As well, he said the long-term plan includes ensuring that MPs “maximize our time so we’re working very effectively and hard in Ottawa but also going right across the country and engaging Canadians in the communities they live in.”
They’ll start on that immediately after the three-day caucus retreat, with the 101 New Democrat MPs fanning out across Newfoundland and Labrador to help solidify recent gains in support in the province, which polls suggest is at a record high.
The NDP’s newfound stability will undoubtedly make life more difficult for the Liberals, who benefited from the Official Opposition’s turmoil.
“We’re in a challenging position in the sense that a leadership process is just about to begin,” said Ralph Goodale, the Liberal deputy leader.
But he makes the case that Liberals are “in a better position to cope with it than probably the NDP were a year ago, because we have a very strong interim leader.”
With parliamentary veteran Bob Rae leading the charge, the three dozen Liberal MPs punched above their weight last fall and winter, often out-shining the bigger NDP. Liberal support crept up in opinion polls to the mid-twenties, briefly within spitting distance of sagging NDP fortunes.
“So while the party is attending to the business of a leadership campaign and then the conclusion of that process next spring, the affairs in the House of Commons will be in very strong hands,” Mr. Goodale said.
However, NDP support has bounced back since Mr. Mulcair took the helm in March, with polls over the summer suggesting the party is now tied with or even slightly ahead of the ruling Tories. The Liberals have slipped to around 22 per cent, only marginally ahead of the historic low 19 per cent of the popular vote they eked out in the disastrous May 2011 election.
Into this polarized Conservative-NDP battle, Liberals see Tuesday’s provincial election in Quebec as something of a trump card.
Scott Brison, the Liberal finance critic, says the Quebec outcome could alter the national conversation for years to come and provide new space for a Liberal voice.
Mr. Brison argues a sovereigntist government in Quebec City would highlight the “absolute abdication of responsibility for interprovincial relationships by Prime Minister Harper and his government.”
Liberals believe their party has a role to play bridging federal-provincial divides.

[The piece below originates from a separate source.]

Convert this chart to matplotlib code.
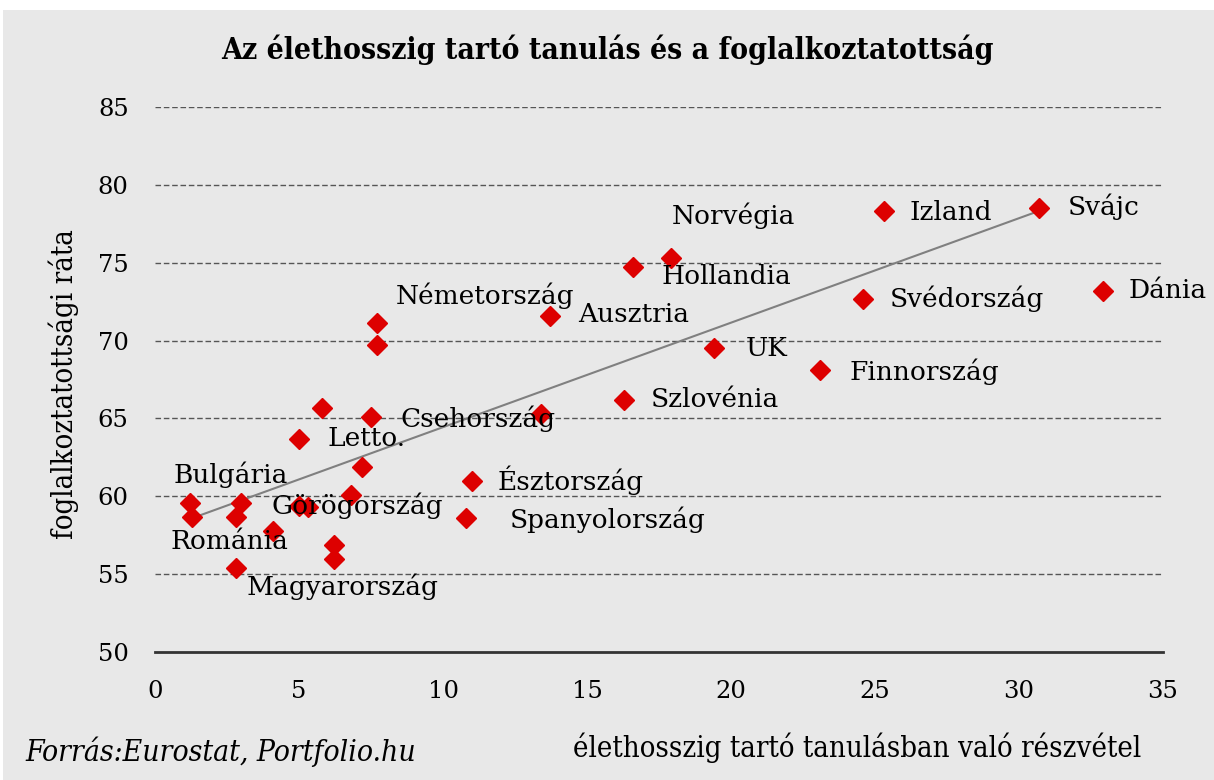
import numpy as np
import matplotlib.pyplot as plt
from matplotlib.patches import Rectangle

# participation in lifelong learning (%) vs employment rate (%)
learning = [1.2, 1.3, 2.8, 3.0, 4.1, 2.8, 5.0, 5.3, 6.8, 7.2, 6.2, 6.2,
            5.0, 5.8, 7.5, 7.7, 7.7, 13.4, 11.0, 10.8, 13.7, 16.6, 17.9,
            16.3, 19.4, 23.1, 24.6, 25.3, 30.7, 32.9]
employment = [59.6, 58.7, 58.7, 59.6, 57.8, 55.4, 59.4, 59.3, 60.1, 61.9, 56.9, 56.0,
              63.7, 65.7, 65.1, 71.1, 69.7, 65.3, 61.0, 58.6, 71.6, 74.7, 75.3,
              66.2, 69.5, 68.1, 72.7, 78.3, 78.5, 73.2]

# trend line as drawn in the original (slope, intercept), range of x
trend_coef = [0.671, 57.73]
trend_range = [1.15, 30.8]

label_names = ['Norvégia', 'Izland', 'Svájc', 'Hollandia', 'Svédország', 'Dánia',
               'Németország', 'Ausztria', 'UK', 'Finnország', 'Szlovénia',
               'Csehország', 'Letto.', 'Bulgária', 'Észtország', 'Görögország',
               'Spanyolország', 'Románia', 'Magyarország']
label_x = [17.95, 26.2, 31.7, 17.6, 25.5, 33.8, 8.37, 14.7, 20.5, 24.1, 17.2,
           8.54, 6.0, 0.63, 11.9, 4.06, 12.3, 0.52, 3.19]
label_y = [78.0, 78.2, 78.6, 74.1, 72.7, 73.2, 72.9, 71.7, 69.5, 68.0, 66.2,
           65.0, 63.7, 61.4, 61.0, 59.4, 58.5, 57.1, 54.2]

bg = '#e8e8e8'
serif = ['DejaVu Serif', 'Liberation Serif']

fig = plt.figure(figsize=(12.14, 7.8), dpi=100, facecolor='white')
fig.patches.append(Rectangle((3 / 1214, 0), 1, 1 - 10 / 780, transform=fig.transFigure,
                             facecolor=bg, edgecolor='none', zorder=-1))
ax = fig.add_axes([0.1277, 0.1641, 0.8303, 0.6987])
ax.set_facecolor(bg)

ax.set_xlim(0, 35)
ax.set_ylim(50, 85)
ax.set_xticks(range(0, 36, 5))
ax.set_yticks(range(50, 86, 5))
for s in ['top', 'right', 'left']:
    ax.spines[s].set_visible(False)
ax.spines['bottom'].set_color('#333333')
ax.spines['bottom'].set_linewidth(2)
ax.tick_params(length=0, labelsize=17.5)
ax.tick_params(axis='y', pad=19)
ax.tick_params(axis='x', pad=20)
for t in ax.get_xticklabels() + ax.get_yticklabels():
    t.set_family(serif)
for yv in range(55, 86, 5):
    ax.axhline(yv, color='#555555', lw=1, ls=(0, (4, 2)), zorder=1)

xs = np.array(trend_range)
ax.plot(xs, np.polyval(trend_coef, xs), color='#808080', lw=1.5, zorder=2)

ax.plot(learning, employment, 'D', color='#dd0000', ms=10, mec='#dd0000', zorder=3)

for name, lx, ly in zip(label_names, label_x, label_y):
    ax.text(lx, ly, name, fontsize=19, family=serif, va='center', ha='left', zorder=4)

fig.text(0.5, 1 - 50 / 780, 'Az élethosszig tartó tanulás és a foglalkoztatottság',
         ha='center', va='center', fontsize=21.5, fontweight='bold', family=serif,
         fontstretch='condensed')
fig.text(64 / 1214, 1 - 384 / 780, 'foglalkoztatottsági ráta', rotation=90,
         ha='center', va='center', fontsize=21, family=serif, fontstretch='condensed')
fig.text(857 / 1214, 1 - 748 / 780, 'élethosszig tartó tanulásban való részvétel',
         ha='center', va='center', fontsize=21, family=serif, fontstretch='condensed')
fig.text(25 / 1214, 1 - 752 / 780, 'Forrás:Eurostat, Portfolio.hu',
         ha='left', va='center', fontsize=21.5, family=serif, style='italic',
         fontstretch='condensed')

fig.savefig('out.png', dpi=100, facecolor='white')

“It’s more than an opportunity for the Liberal party, it’s a responsibility for the Liberal party,” said Mr. Goodale.
“We’ve got to be particularly good at making that case.”
Mr. Rae, having opted not to run for the permanent leadership, will continue to give the Liberals some parliamentary heft. But his caucus will inevitably be distracted by the leadership contest, with as many as seven MPs potentially joining the contest, including Montreal MP and party rock star Justin Trudeau, House leader Marc Garneau, veteran Montreal MP Denis Coderre, Ottawa MP David McGuinty and New Brunswick MP Dominic LeBlanc.
A host of others from outside caucus are considering taking the plunge. Constitutional lawyer Deborah Coyne has already announced her candidacy, as has Shane Geschiere, a Manitoba paramedic.
The caucus retreat may well be the first victim of leadership distraction. While it’s ostensibly intended to plot strategy for the resumption of Parliament on Sept. 17, media attention will almost certainly focus on Mr. Trudeau – who has taken the summer to reconsider his initial refusal to enter the leadership race – and other prospective candidates.
The only definitive news on the leadership front will be process: the party is expected to clarify the rules, including the entry fee and spending limit, the process for the leadership vote and the April date when the next Liberal leader will be chosen.